This follows Baldock's solo show at Camden Arts Centre, London earlier this year and precedes a solo exhibition at Kunsthall Stavanger, Norway in May 2020. Baldock's work is saturated with humour and wit as well as an uncanny, macabre quality that channels the artist's longstanding interest in myth, folklore and narratives associated with ‘outsider' practices. Titled ‘Personae', Baldock's exhibition at Stephen Friedman Gallery brings together a new series of ceramic masks that teem with bright colours and outlandish expressions. Ripples of clay allude to folds of skin whilst incisions and abstract protuberances reveal physiognomic features such as eyes, ears and nostrils. Here the artist toys with a cognitive process called pareidolia, a psychological phenomenon that causes people to see faces in inanimate objects. Whilst some masks mediate universal emotions such as happiness or sadness, others merely hint at figuration.

Variations in mood and personality are conveyed through Baldock's experimentation with ceramic techniques, using coloured clays, applying glazes, and firing the tablets at varying temperatures. Lustrous, painterly finishes emphasise the playfulness of certain expressions whilst earthen, pumice-like surfaces manifest feelings of melancholia. The artist employs seriality to emphasise these differences by hanging the works side by side and using an identical rectangular format.

As part of the Freelands Lomax Ceramics Fellowship in 2018, this new body of work stems from Baldock's residency and subsequent solo exhibition at Camden Arts Centre, London. Baldock's research took him to the British Museum to study their collection of Mesopotamian clay tablets which trace the linguistic evolution of pictograms into cuneiform script, the world's oldest writing system. Inspired by these ancient modes of communication, the artist plays with clay's potential to communicate forms of meaning that evade verbal articulation.

Baldock is also keen to explore the historical and symbolic function of masks in his work. Ceremonial objects have traditionally been used as a means for establishing communication between the sacred and the profane. Invested with spiritual values, one can imagine Baldock's masks being used as part of a pagan ritual. This performative quality is also manifested by the title of the exhibition. Derived from Latin, ‘Personae' refers to a theatrical mask donned by an actor and also represents the multiple aspects of someone's personality. Baldock uses the mask as a means of exploring the psychological potency of hiding and revealing different facets of one's identity.

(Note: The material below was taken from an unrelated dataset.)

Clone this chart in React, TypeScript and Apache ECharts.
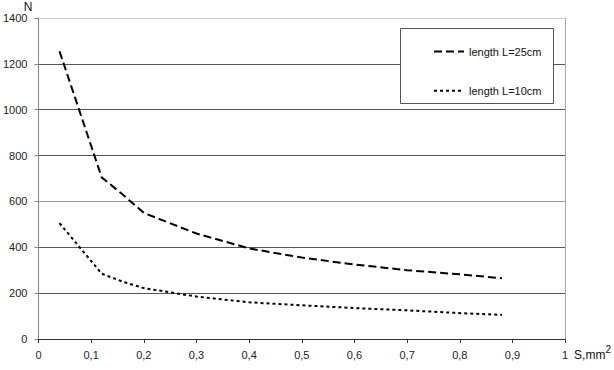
import React, { useEffect, useRef } from "react";
import * as echarts from "echarts";

const sValues = [0.04, 0.12, 0.16, 0.2, 0.3, 0.4, 0.5, 0.6, 0.7, 0.8, 0.88];
const n25 = [1255, 705, 630, 550, 460, 395, 355, 325, 300, 282, 265];
const n10 = [505, 285, 250, 222, 185, 160, 147, 135, 125, 113, 105];
const seriesNames = ["length L=25cm", "length L=10cm"];

const FONT = "Liberation Sans";

function fmtX(v: number): string {
  if (Math.abs(v) < 1e-9) return "0";
  if (Math.abs(v - 1) < 1e-9) return "1";
  return v.toFixed(1).replace(".", ",");
}

export default function App() {
  const ref = useRef<HTMLDivElement>(null);
  useEffect(() => {
    if (!ref.current) return;
    const chart = echarts.init(ref.current, undefined, { renderer: "svg" });
    const d25 = sValues.map((s, i) => [s, n25[i]]);
    const d10 = sValues.map((s, i) => [s, n10[i]]);
    chart.setOption({
      animation: false,
      backgroundColor: "#ffffff",
      textStyle: { fontFamily: FONT },
      grid: { left: 38, right: 48, top: 18, bottom: 31, containLabel: false },
      xAxis: {
        type: "value",
        min: 0,
        max: 1,
        interval: 0.1,
        name: "{a|S,mm}{b|2}",
        nameLocation: "end",
        nameGap: 4,
        nameTextStyle: {
          align: "left",
          verticalAlign: "top",
          padding: [5, 0, 0, 0],
          rich: {
            a: { fontSize: 12, lineHeight: 22, color: "#111", fontFamily: FONT },
            b: { fontSize: 10, lineHeight: 10, verticalAlign: "top", color: "#111", fontFamily: FONT },
          },
        },
        axisLine: { show: true, lineStyle: { color: "#333", width: 1 } },
        axisTick: { show: true, length: 4, lineStyle: { color: "#333" } },
        axisLabel: { formatter: fmtX, fontSize: 11, color: "#222", margin: 10, fontFamily: FONT },
        splitLine: { show: false },
      },
      yAxis: [
        {
          type: "value",
          min: 0,
          max: 1400,
          interval: 200,
          name: "N",
          nameLocation: "end",
          nameGap: 4,
          nameTextStyle: { align: "right", padding: [0, 6, 0, 0], fontSize: 12, color: "#111", fontFamily: FONT },
          axisLine: { show: true, lineStyle: { color: "#888", width: 1 } },
          axisTick: { show: true, length: 4, lineStyle: { color: "#888" } },
          axisLabel: {
            fontSize: 11,
            color: "#222",
            margin: 11,
            fontFamily: FONT,
            formatter: (v: number) => String(v),
          },
          splitLine: {
            show: true,
            lineStyle: {
              color: ["#333", "#555", "#555", "#9a9a9a", "#555", "#555", "#555", "#cccccc"],
              width: 1,
            },
          },
        },
        {
          type: "value",
          min: 0,
          max: 1400,
          interval: 200,
          position: "right",
          axisLine: { show: true, lineStyle: { color: "#aaa", width: 1 } },
          axisTick: { show: false },
          axisLabel: { show: false },
          splitLine: { show: false },
        },
      ],
      legend: {
        orient: "vertical",
        left: 428,
        top: 41,
        itemWidth: 30,
        itemHeight: 14,
        itemGap: 28,
        z: 20,
        data: seriesNames,
        itemStyle: { opacity: 0 },
        textStyle: { fontSize: 11, color: "#111", fontFamily: FONT },
      },
      graphic: [
        {
          type: "rect",
          z: 15,
          shape: { x: 400.5, y: 28.5, width: 153, height: 75 },
          style: { fill: "#ffffff", stroke: "#555", lineWidth: 1 },
        },
      ],
      series: [
        {
          name: seriesNames[0],
          type: "line",
          data: d25,
          symbol: "none",
          lineStyle: { color: "#000", width: 2, type: [8, 4] },
          itemStyle: { color: "#000" },
        },
        {
          name: seriesNames[1],
          type: "line",
          data: d10,
          symbol: "none",
          lineStyle: { color: "#000", width: 2, type: [3, 3] },
          itemStyle: { color: "#000" },
        },
      ],
    });
    return () => chart.dispose();
  }, []);
  return (
    <div
      ref={ref}
      style={{ position: "absolute", left: 0, top: 0, width: 614, height: 370 }}
    />
  );
}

Coinciding with Frieze London and Frieze Masters, Stephen Friedman Gallery is also presenting a large-scale, interactive sculpture by Baldock in the intimate setting of Grade II* listed Fitzrovia Chapel, London from 2 to 5 October 2019. ‘My biggest fear is that someone will crawl into it' is a hand-embroidered, four-poster bed into which visitors can crawl, lie down, and listen to a personal narrative recorded by the artist's mother.

Jonathan Baldock (b. 1980, Kent, UK) works across multiple platforms including sculpture, installation and performance. He graduated from Winchester School of Art with a BA in Painting (2000-2003), followed by the Royal College of Art, London with an MA in Painting (2003-2005). With work often taking on a biographical form, Baldock addresses the trauma, stress, sensuality, mortality and spirituality around our relationship to the body and the space it inhabits. In the spring of 2019, Baldock had a solo exhibition at Camden Arts Centre, London which toured to Tramway, Glasgow in August 2019. He will have a solo exhibition at Kunsthall Stavanger, Norway in May 2020. Other notable solo and two-person exhibitions include those at De La Warr Pavilion, Bexhill (2017); The Grundy Art Gallery, Blackpool (2017); Southwark Park Galleries, London (2017); PEER, London (2016); Chapter Gallery, Cardiff (2016) and Wysing Arts Centre, Cambridge (2013).